Parking often harms the public realm

One link between parking and urban public space is that parking harms the public realm in various ways.

Direct impacts include:
  • Parking can simply occupy large amounts of public space
  • Ill-advised on-street parking designs can degrade public space
  • On-street parking management weaknesses cause nuisance parking that degrades public space.
But parking also harms public space indirectly.

Management problems make parking seem scarcer than it really is which, among other things, prompts governments to promote excessive amounts of off-street parking with parking minimums or city-provided parking.

Unfortunately, this excessive off-street parking harms the public realm too:
  • excessive off-street surface parking makes for a hostile public realm
  • garages often have large and busy driveways and/or blank walls which harm the pedestrian environment
  • frontage parking between buildings and street is especially bad for the pedestrian realm
  • excessive parking fosters high levels of car ownership and traffic.

Parking often gets in the way of improvements to public space

The key point here is that weak on-street parking management makes it very difficult to boldly convert any on-street parking to other uses.

So, to improve urban public space, we usually need to tackle parking. And a crucial step is better on-street parking management.
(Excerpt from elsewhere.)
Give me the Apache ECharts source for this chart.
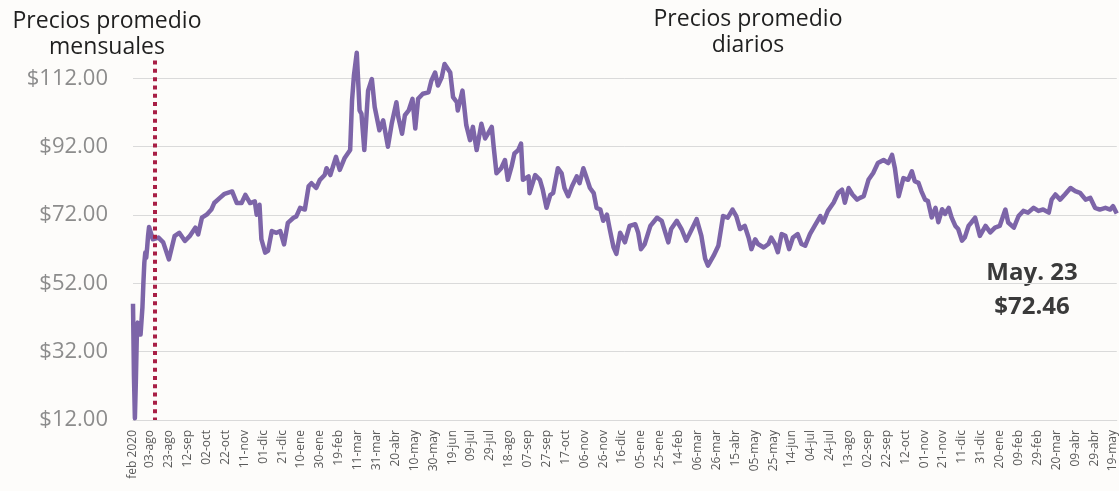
<!DOCTYPE html>
<html>
<head>
<meta charset="utf-8">
<script src="https://cdn.jsdelivr.net/npm/echarts@6/dist/echarts.min.js"></script>
<style>
  html, body { margin: 0; padding: 0; background: #fdfcfa; }
  #main { width: 1119px; height: 491px; }
</style>
</head>
<body>
<div id="main"></div>
<script>
// precios promedio mensuales (feb 2020 - jul 2021)
const monthLabels = ['feb 2020', 'mar 2020', 'abr 2020', 'may 2020', 'jun 2020', 'jul 2020',
  'ago 2020', 'sep 2020', 'oct 2020', 'nov 2020', 'dic 2020', 'ene 2021', 'feb 2021',
  'mar 2021', 'abr 2021', 'may 2021', 'jun 2021', 'jul 2021']
const monthPrices = [46.0, 25.0, 12.5, 23.0, 36.0, 40.5, 41.0, 38.5, 37.0, 36.5, 45.0, 52.0,
  58.0, 61.0, 59.5, 62.5, 66.0, 68.5]

// precios promedio diarios: dias desde el 03-ago-2021 y precio leido
const dailyStart = [2021, 7, 3]
const dailyCount = 1025
const dailyDays = [0, 3, 9, 14, 20, 26, 31, 37, 42, 48, 51, 55, 60, 65, 68, 74, 79, 87, 92, 97,
  101, 106, 111, 113, 116, 118, 122, 125, 129, 134, 138, 142, 146, 152, 155, 159, 164, 168, 171, 176,
  180, 185, 187, 191, 197, 201, 206, 212, 214, 216, 219, 222, 224, 227, 231, 235, 238, 243, 247, 252,
  256, 261, 263, 267, 270, 274, 278, 281, 284, 289, 295, 298, 302, 305, 309, 312, 318, 321, 325, 326,
  331, 335, 339, 342, 346, 351, 355, 358, 362, 364, 367, 372, 376, 379, 383, 386, 390, 393, 395, 401,
  402, 408, 413, 416, 420, 424, 427, 432, 436, 439, 443, 447, 452, 455, 459, 462, 466, 470, 473, 477,
  480, 484, 487, 491, 494, 498, 503, 508, 514, 517, 520, 524, 530, 537, 542, 549, 552, 558, 563, 568,
  574, 579, 584, 588, 591, 597, 602, 607, 612, 617, 621, 625, 630, 634, 637, 641, 644, 650, 655, 658,
  662, 665, 669, 673, 677, 681, 686, 690, 694, 699, 704, 710, 713, 718, 724, 729, 733, 736, 740, 744,
  749, 752, 756, 761, 766, 771, 777, 782, 786, 789, 793, 798, 803, 807, 810, 814, 817, 821, 824, 828,
  832, 835, 839, 842, 846, 849, 853, 856, 860, 863, 867, 870, 874, 879, 885, 890, 895, 900, 906, 909,
  915, 920, 925, 930, 936, 941, 946, 952, 955, 959, 964, 969, 975, 980, 985, 991, 996, 1001, 1006, 1012,
  1017, 1020, 1024]
const dailyPrices = [68.7, 64.9, 65.4, 64.0, 59.0, 65.8, 66.8, 64.4, 65.8, 68.3, 66.3, 71.2, 72.1, 73.6, 75.5, 77.0, 78.2, 78.9, 75.5, 75.5,
  77.9, 75.5, 76.0, 72.1, 75.0, 64.9, 61.0, 61.5, 67.3, 66.8, 67.3, 63.4, 69.7, 71.2, 71.6, 74.1, 73.6, 80.4, 81.3, 79.9,
  82.3, 83.7, 85.7, 83.7, 89.0, 85.2, 88.6, 91.0, 105.5, 112.8, 119.5, 102.6, 101.6, 91.0, 108.4, 111.8, 103.6, 96.8, 99.7, 92.0,
  98.7, 105.0, 100.7, 95.8, 101.2, 102.6, 106.0, 97.3, 106.0, 107.5, 107.9, 111.3, 113.7, 109.9, 112.3, 116.2, 113.7, 106.5, 105.0, 102.6,
  108.4, 98.3, 93.9, 97.8, 91.0, 98.7, 94.4, 95.8, 97.8, 92.0, 84.2, 85.7, 88.1, 82.3, 86.2, 90.0, 91.0, 92.9, 82.3, 83.3,
  78.4, 83.7, 82.3, 79.4, 74.1, 77.9, 78.4, 85.7, 84.2, 79.9, 77.5, 80.4, 83.3, 81.3, 85.7, 83.3, 79.9, 78.4, 74.1, 73.6,
  70.3, 72.1, 67.8, 62.5, 60.6, 66.8, 64.0, 68.8, 69.3, 66.9, 62.0, 63.5, 68.8, 71.2, 70.3, 64.0, 67.9, 70.3, 67.9, 64.5,
  67.9, 70.8, 65.9, 59.2, 57.2, 60.1, 63.0, 71.7, 71.2, 73.6, 71.7, 67.9, 68.8, 65.4, 62.0, 64.9, 63.5, 62.5, 63.5, 65.4,
  63.5, 61.1, 66.4, 65.9, 62.0, 65.4, 66.4, 63.5, 63.0, 66.4, 68.8, 71.7, 69.8, 73.2, 75.6, 78.5, 79.4, 75.6, 79.9, 78.0,
  76.5, 77.0, 77.5, 82.3, 84.3, 87.2, 88.1, 87.2, 89.6, 85.7, 77.5, 82.8, 82.3, 84.8, 81.9, 81.4, 79.0, 76.5, 76.1, 71.3,
  74.1, 69.9, 73.7, 72.3, 74.1, 71.3, 68.8, 67.9, 64.5, 65.4, 68.8, 69.8, 71.2, 65.9, 68.8, 66.9, 68.3, 68.8, 73.6, 69.8,
  68.3, 71.7, 73.2, 72.7, 74.1, 73.2, 73.6, 72.7, 76.5, 78.0, 76.5, 78.0, 79.9, 79.0, 78.5, 76.5, 77.0, 74.1, 73.6, 74.1,
  73.6, 74.6, 72.46]

const monthNames = ['ene', 'feb', 'mar', 'abr', 'may', 'jun', 'jul', 'ago', 'sep', 'oct', 'nov', 'dic']
const yTicks = { min: 12, max: 120, step: 20 }
const lastNote = ['May. 23', '$72.46']

// categorias: meses y luego dias
const dayLabels = []
for (let i = 0; i < dailyCount; i++) {
  const d = new Date(dailyStart[0], dailyStart[1], dailyStart[2] + i)
  dayLabels.push(String(d.getDate()).padStart(2, '0') + '-' + monthNames[d.getMonth()])
}
const categories = monthLabels.concat(dayLabels)
const nMonths = monthLabels.length

const values = new Array(categories.length).fill(null)
monthPrices.forEach((v, i) => { values[i] = v })
dailyDays.forEach((d, i) => { values[nMonths + d] = dailyPrices[i] })

// linea punteada entre mensuales y diarios (por indice, hay fechas repetidas)
const splitIdx = nMonths + 5

const chart = echarts.init(document.getElementById('main'))
chart.setOption({
  animation: false,
  backgroundColor: '#fdfcfa',
  grid: { left: 133, right: 2, top: 51, bottom: 71 },
  xAxis: {
    type: 'category',
    data: categories,
    boundaryGap: false,
    axisLine: { show: true, lineStyle: { color: '#d9d9d9', width: 1 } },
    axisTick: { show: false },
    splitLine: { show: false },
    axisLabel: {
      rotate: 90,
      margin: 10,
      fontSize: 12,
      color: '#5a5a5a',
      fontFamily: 'Open Sans',
      hideOverlap: false,
      interval: (i) => i === 0 || (i >= nMonths && (i - nMonths) % 20 === 0)
    }
  },
  yAxis: {
    type: 'value',
    min: yTicks.min,
    max: yTicks.max,
    interval: yTicks.step,
    axisLine: { show: false },
    axisTick: { show: false },
    splitLine: { show: true, showMaxLine: false, lineStyle: { color: '#dadada', width: 1 } },
    axisLabel: {
      showMaxLabel: false,
      margin: 25,
      fontSize: 22,
      color: '#8c8c8c',
      fontFamily: 'Open Sans',
      formatter: v => '$' + v.toFixed(2)
    }
  },
  series: [{
    type: 'line',
    data: values,
    connectNulls: true,
    showSymbol: false,
    lineStyle: { color: '#7d65a8', width: 4.5, join: 'round' },
    markLine: {
      silent: true,
      symbol: 'none',
      label: { show: false },
      lineStyle: { color: '#a81f45', width: 4, type: [4, 4.3] },
      data: [[{ coord: [splitIdx, 117.2] }, { coord: [splitIdx, yTicks.min] }]]
    }
  }],
  graphic: [
    {
      type: 'text',
      style: {
        text: 'Precios promedio\nmensuales', x: 107, y: 34,
        align: 'center', verticalAlign: 'middle', lineHeight: 26,
        fontSize: 23, fontFamily: 'Open Sans', fill: '#1f1f1f'
      }
    },
    {
      type: 'text',
      style: {
        text: 'Precios promedio\ndiarios', x: 748, y: 32,
        align: 'center', verticalAlign: 'middle', lineHeight: 26,
        fontSize: 23, fontFamily: 'Open Sans', fill: '#1f1f1f'
      }
    },
    {
      type: 'text',
      style: {
        text: lastNote.join('\n'), x: 1032, y: 290,
        align: 'center', verticalAlign: 'middle', lineHeight: 34,
        fontSize: 24, fontWeight: 'bold', fontFamily: 'Open Sans', fill: '#3a3a3a'
      }
    }
  ]
})
</script>
</body>
</html>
On-street parking is a commons in need of management

The justification for managing on-street parking as that we should think of overburdened on-street parking as an overburdened “commons” that needs management for the common good.

If not managed, it will be over-used. So let's manage it! (design, rationing, enforcement).

KEY Essentials of On-street Parking Management

I have argued before for a focus on three simple goals in on-street parking management:
  • Design (as an integral part of street design)
  • Effective and efficient enforcement
  • Rationing (best done with pricing)

Make parking management popular less unpopular

On-street parking management is often crucial for progress on urban public space. But its unpopularity is a barrier to doing better. How can we overcome this?

This was a side-track from my main argument but I did offer some suggestions. This topic deserves more detail and a future article/episode!

"Walkable Parking" can help too

Walkable Parking means seeking to have more of our parking open to the public while planning to foster park-once-and-walk districts.

In areas with conventional, site-focused parking policy, most parking is private parking on-site within every destination. This makes any excess of parking demand over supply a major problem, even if it only happens now and then at just one site in the area.

By contrast, if you have Walkable Parking in a park-once-and-walk districts, most parking is part of
the “pool” of parking for the whole area. This is efficient, so we need less parking anyway. And localized surges in demand are no problem usually. People will just park a little further away from their destination then walk.

This can also ease fears over the repurposing of some on-street parking.

I used the example of the King Street Pilot in Toronto and a wonderful tweet storm by planner Gil Meslin (@g_meslin) who used maps to highlight:
  1. huge number of residences and jobs (potential customers)
  2. huge number of public parking spaces within easy walking distance



Excellent on-street parking management and Walkable Parking are not the only secrets for better urban public space. But parking policy is a neglected part of the public space story. 

Improvements to parking policy can help open up many more opportunities for changes in our streets, including the repurposing of more parking space than is thinkable in many cities for now.